» EXERCISE REQUIREMENTS: Say how many lines hold the string "page"; please write nothing but the number.

» INPUT RECORDS:
--------------------------------

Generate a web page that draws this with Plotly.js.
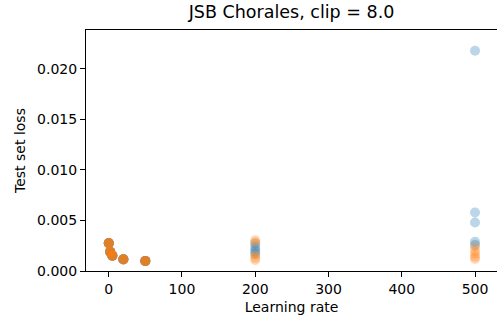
<!DOCTYPE html>
<html>
<head>
<meta charset="utf-8">
<script src="https://cdn.plot.ly/plotly-3.0.1.min.js"></script>
<style>html,body{margin:0;padding:0;background:#fff;}#chart{width:497px;height:322px;}</style>
</head>
<body>
<div id="chart"></div>
<script>
// Learning rates and test losses (one point per run)
const lrBlue   = [0.1, 0.1, 0.1, 0.1, 0.1, 2, 2, 2, 2, 2, 5, 5, 5, 5, 5, 20, 20, 20, 20, 20, 50, 50, 50, 50, 50, 200, 200, 200, 200, 200, 500, 500, 500, 500, 500];
const lossBlue = [0.00276, 0.00273, 0.00278, 0.00275, 0.00277,
                  0.00191, 0.00188, 0.00190, 0.00192, 0.00189,
                  0.00152, 0.00150, 0.00151, 0.00153, 0.00151,
                  0.00116, 0.00115, 0.00117, 0.00116, 0.00115,
                  0.00099, 0.00100, 0.00098, 0.00099, 0.00100,
                  0.00270, 0.00240, 0.00215, 0.00190, 0.00170,
                  0.02180, 0.00580, 0.00480, 0.00290, 0.00260];
const lrOrange   = [0.1, 0.1, 0.1, 0.1, 0.1, 2, 2, 2, 2, 2, 5, 5, 5, 5, 5, 20, 20, 20, 20, 20, 50, 50, 50, 50, 50, 200, 200, 200, 200, 200, 500, 500, 500, 500, 500];
const lossOrange = [0.00275, 0.00277, 0.00274, 0.00276, 0.00275,
                    0.00190, 0.00192, 0.00189, 0.00191, 0.00190,
                    0.00151, 0.00153, 0.00152, 0.00150, 0.00152,
                    0.00116, 0.00117, 0.00115, 0.00116, 0.00117,
                    0.00099, 0.00098, 0.00100, 0.00099, 0.00098,
                    0.00305, 0.00285, 0.00160, 0.00130, 0.00110,
                    0.00240, 0.00200, 0.00170, 0.00140, 0.00120];

const axisFont = {family: 'DejaVu Sans', size: 14, color: '#000'};

const traces = [
  {x: lrBlue, y: lossBlue, type: 'scatter', mode: 'markers',
   marker: {color: '#1f77b4', opacity: 0.3, size: 10, line: {width: 0}}, hoverinfo: 'none'},
  {x: lrOrange, y: lossOrange, type: 'scatter', mode: 'markers',
   marker: {color: '#ff7f0e', opacity: 0.3, size: 10, line: {width: 0}}, hoverinfo: 'none'}
];

const layout = {
  width: 497, height: 322,
  margin: {l: 86, r: 0, t: 30, b: 51},
  paper_bgcolor: '#fff', plot_bgcolor: '#fff',
  showlegend: false,
  font: axisFont,
  title: {text: 'JSB Chorales, clip = 8.0', font: {family: 'DejaVu Sans', size: 17.5, color: '#000'},
          x: 0.5, xref: 'paper', xanchor: 'center', y: 1, yref: 'container', yanchor: 'top', pad: {t: 6}},
  xaxis: {
    range: [-31, 530], tickmode: 'linear', tick0: 0, dtick: 100,
    showgrid: false, zeroline: false, showline: true, linecolor: '#000', linewidth: 1, mirror: true,
    ticks: 'outside', ticklen: 5, tickwidth: 1, tickcolor: '#000',
    tickfont: axisFont,
    title: {text: 'Learning rate', font: axisFont, standoff: 6}
  },
  yaxis: {
    range: [0, 0.02386], tickmode: 'linear', tick0: 0, dtick: 0.005, tickformat: '.3f',
    showgrid: false, zeroline: false, showline: true, linecolor: '#000', linewidth: 1, mirror: false,
    ticks: 'outside', ticklen: 5, tickwidth: 1, tickcolor: '#000',
    tickfont: axisFont,
    title: {text: 'Test set loss', font: axisFont, standoff: 8}
  }
};

Plotly.newPlot('chart', traces, layout, {staticPlot: true, displayModeBar: false});
</script>
</body>
</html>
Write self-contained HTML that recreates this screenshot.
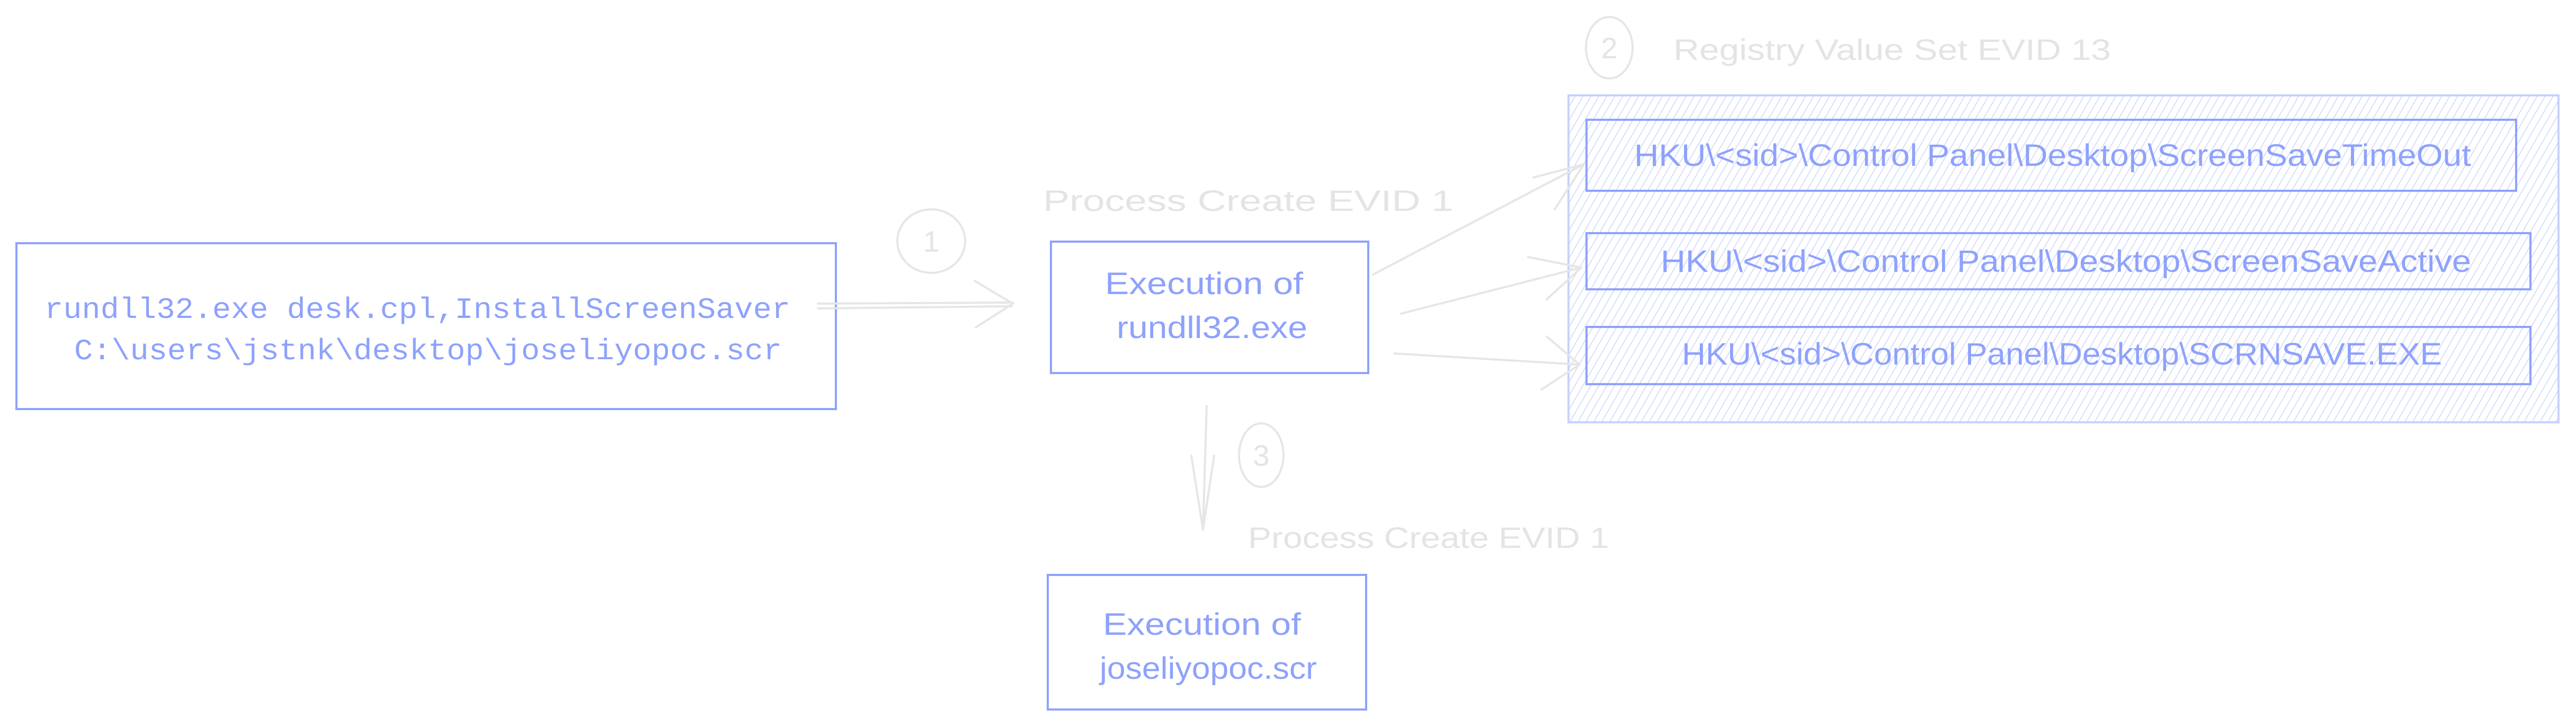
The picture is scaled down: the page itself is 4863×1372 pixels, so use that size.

--------------------------------

» RESPONSE: 2